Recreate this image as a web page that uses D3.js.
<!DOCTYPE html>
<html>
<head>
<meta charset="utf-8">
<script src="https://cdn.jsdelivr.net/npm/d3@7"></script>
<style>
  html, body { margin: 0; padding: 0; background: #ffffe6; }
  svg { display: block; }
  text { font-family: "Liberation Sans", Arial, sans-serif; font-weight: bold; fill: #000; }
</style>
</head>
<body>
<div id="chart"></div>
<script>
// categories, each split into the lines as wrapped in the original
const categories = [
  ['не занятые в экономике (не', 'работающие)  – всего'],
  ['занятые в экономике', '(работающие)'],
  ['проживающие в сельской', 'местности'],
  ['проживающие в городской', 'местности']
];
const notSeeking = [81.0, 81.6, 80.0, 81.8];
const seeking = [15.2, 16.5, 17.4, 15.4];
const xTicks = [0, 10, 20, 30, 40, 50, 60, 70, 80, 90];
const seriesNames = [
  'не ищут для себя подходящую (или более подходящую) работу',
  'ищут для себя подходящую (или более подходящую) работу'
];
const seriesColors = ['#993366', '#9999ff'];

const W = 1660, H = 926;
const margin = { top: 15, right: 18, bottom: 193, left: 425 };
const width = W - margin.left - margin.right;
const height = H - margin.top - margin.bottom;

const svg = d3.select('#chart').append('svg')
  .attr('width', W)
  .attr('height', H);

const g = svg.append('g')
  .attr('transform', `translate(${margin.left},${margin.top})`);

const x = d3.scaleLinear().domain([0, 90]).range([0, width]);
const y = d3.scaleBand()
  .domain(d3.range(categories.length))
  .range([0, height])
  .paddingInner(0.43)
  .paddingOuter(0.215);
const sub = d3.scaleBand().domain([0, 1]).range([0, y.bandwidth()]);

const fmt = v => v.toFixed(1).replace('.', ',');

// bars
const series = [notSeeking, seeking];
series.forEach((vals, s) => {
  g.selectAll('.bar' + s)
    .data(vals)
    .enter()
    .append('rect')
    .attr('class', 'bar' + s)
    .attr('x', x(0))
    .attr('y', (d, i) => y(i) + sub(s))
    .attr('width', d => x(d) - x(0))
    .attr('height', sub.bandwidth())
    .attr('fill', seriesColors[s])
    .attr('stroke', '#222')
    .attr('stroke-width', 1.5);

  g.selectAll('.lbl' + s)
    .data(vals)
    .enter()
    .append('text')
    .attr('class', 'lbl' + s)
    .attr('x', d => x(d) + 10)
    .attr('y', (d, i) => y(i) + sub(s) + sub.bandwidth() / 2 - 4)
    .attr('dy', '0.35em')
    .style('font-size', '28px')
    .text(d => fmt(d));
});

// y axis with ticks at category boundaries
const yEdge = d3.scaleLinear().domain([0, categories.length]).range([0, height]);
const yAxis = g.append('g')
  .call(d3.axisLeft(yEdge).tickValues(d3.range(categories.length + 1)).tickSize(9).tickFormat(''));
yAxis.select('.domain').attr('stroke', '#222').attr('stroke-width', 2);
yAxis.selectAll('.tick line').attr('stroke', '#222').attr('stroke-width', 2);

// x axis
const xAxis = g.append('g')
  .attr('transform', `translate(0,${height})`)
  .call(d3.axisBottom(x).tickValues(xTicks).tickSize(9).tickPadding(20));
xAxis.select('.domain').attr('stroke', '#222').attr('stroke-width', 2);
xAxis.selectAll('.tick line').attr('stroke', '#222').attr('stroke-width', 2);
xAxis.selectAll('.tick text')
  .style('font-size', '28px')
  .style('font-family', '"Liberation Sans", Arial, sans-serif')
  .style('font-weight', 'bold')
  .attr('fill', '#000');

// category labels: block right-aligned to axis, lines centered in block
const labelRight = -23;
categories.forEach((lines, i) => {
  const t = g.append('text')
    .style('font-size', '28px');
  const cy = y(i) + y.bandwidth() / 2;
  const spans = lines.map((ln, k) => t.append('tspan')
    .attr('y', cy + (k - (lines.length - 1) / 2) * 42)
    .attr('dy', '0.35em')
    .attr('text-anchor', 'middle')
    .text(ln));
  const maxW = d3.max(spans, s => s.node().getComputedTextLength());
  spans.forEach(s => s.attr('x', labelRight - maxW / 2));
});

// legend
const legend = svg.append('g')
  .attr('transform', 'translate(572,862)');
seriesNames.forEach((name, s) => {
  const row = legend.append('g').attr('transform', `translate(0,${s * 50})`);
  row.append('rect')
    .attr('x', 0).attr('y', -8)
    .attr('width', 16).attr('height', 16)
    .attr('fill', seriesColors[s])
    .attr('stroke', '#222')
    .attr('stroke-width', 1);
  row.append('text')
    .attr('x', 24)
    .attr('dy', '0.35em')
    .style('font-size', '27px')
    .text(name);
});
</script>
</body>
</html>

○ ○ ○ ○ ○ ○ ○

§ **Set problem**
Faithfully transcribe the whole of the data.

§ **Finished task**
Recreate this image as a web page that uses D3.js.
<!DOCTYPE html>
<html>
<head>
<meta charset="utf-8">
<script src="https://cdn.jsdelivr.net/npm/d3@7"></script>
<style>
  html, body { margin: 0; padding: 0; background: #ffffe6; }
  svg { display: block; }
  text { font-family: "Liberation Sans", Arial, sans-serif; font-weight: bold; fill: #000; }
</style>
</head>
<body>
<div id="chart"></div>
<script>
// categories, each split into the lines as wrapped in the original
const categories = [
  ['не занятые в экономике (не', 'работающие)  – всего'],
  ['занятые в экономике', '(работающие)'],
  ['проживающие в сельской', 'местности'],
  ['проживающие в городской', 'местности']
];
const notSeeking = [81.0, 81.6, 80.0, 81.8];
const seeking = [15.2, 16.5, 17.4, 15.4];
const xTicks = [0, 10, 20, 30, 40, 50, 60, 70, 80, 90];
const seriesNames = [
  'не ищут для себя подходящую (или более подходящую) работу',
  'ищут для себя подходящую (или более подходящую) работу'
];
const seriesColors = ['#993366', '#9999ff'];

const W = 1660, H = 926;
const margin = { top: 15, right: 18, bottom: 193, left: 425 };
const width = W - margin.left - margin.right;
const height = H - margin.top - margin.bottom;

const svg = d3.select('#chart').append('svg')
  .attr('width', W)
  .attr('height', H);

const g = svg.append('g')
  .attr('transform', `translate(${margin.left},${margin.top})`);

const x = d3.scaleLinear().domain([0, 90]).range([0, width]);
const y = d3.scaleBand()
  .domain(d3.range(categories.length))
  .range([0, height])
  .paddingInner(0.43)
  .paddingOuter(0.215);
const sub = d3.scaleBand().domain([0, 1]).range([0, y.bandwidth()]);

const fmt = v => v.toFixed(1).replace('.', ',');

// bars
const series = [notSeeking, seeking];
series.forEach((vals, s) => {
  g.selectAll('.bar' + s)
    .data(vals)
    .enter()
    .append('rect')
    .attr('class', 'bar' + s)
    .attr('x', x(0))
    .attr('y', (d, i) => y(i) + sub(s))
    .attr('width', d => x(d) - x(0))
    .attr('height', sub.bandwidth())
    .attr('fill', seriesColors[s])
    .attr('stroke', '#222')
    .attr('stroke-width', 1.5);

  g.selectAll('.lbl' + s)
    .data(vals)
    .enter()
    .append('text')
    .attr('class', 'lbl' + s)
    .attr('x', d => x(d) + 10)
    .attr('y', (d, i) => y(i) + sub(s) + sub.bandwidth() / 2 - 4)
    .attr('dy', '0.35em')
    .style('font-size', '28px')
    .text(d => fmt(d));
});

// y axis with ticks at category boundaries
const yEdge = d3.scaleLinear().domain([0, categories.length]).range([0, height]);
const yAxis = g.append('g')
  .call(d3.axisLeft(yEdge).tickValues(d3.range(categories.length + 1)).tickSize(9).tickFormat(''));
yAxis.select('.domain').attr('stroke', '#222').attr('stroke-width', 2);
yAxis.selectAll('.tick line').attr('stroke', '#222').attr('stroke-width', 2);

// x axis
const xAxis = g.append('g')
  .attr('transform', `translate(0,${height})`)
  .call(d3.axisBottom(x).tickValues(xTicks).tickSize(9).tickPadding(20));
xAxis.select('.domain').attr('stroke', '#222').attr('stroke-width', 2);
xAxis.selectAll('.tick line').attr('stroke', '#222').attr('stroke-width', 2);
xAxis.selectAll('.tick text')
  .style('font-size', '28px')
  .style('font-family', '"Liberation Sans", Arial, sans-serif')
  .style('font-weight', 'bold')
  .attr('fill', '#000');

// category labels: block right-aligned to axis, lines centered in block
const labelRight = -23;
categories.forEach((lines, i) => {
  const t = g.append('text')
    .style('font-size', '28px');
  const cy = y(i) + y.bandwidth() / 2;
  const spans = lines.map((ln, k) => t.append('tspan')
    .attr('y', cy + (k - (lines.length - 1) / 2) * 42)
    .attr('dy', '0.35em')
    .attr('text-anchor', 'middle')
    .text(ln));
  const maxW = d3.max(spans, s => s.node().getComputedTextLength());
  spans.forEach(s => s.attr('x', labelRight - maxW / 2));
});

// legend
const legend = svg.append('g')
  .attr('transform', 'translate(572,862)');
seriesNames.forEach((name, s) => {
  const row = legend.append('g').attr('transform', `translate(0,${s * 50})`);
  row.append('rect')
    .attr('x', 0).attr('y', -8)
    .attr('width', 16).attr('height', 16)
    .attr('fill', seriesColors[s])
    .attr('stroke', '#222')
    .attr('stroke-width', 1);
  row.append('text')
    .attr('x', 24)
    .attr('dy', '0.35em')
    .style('font-size', '27px')
    .text(name);
});
</script>
</body>
</html>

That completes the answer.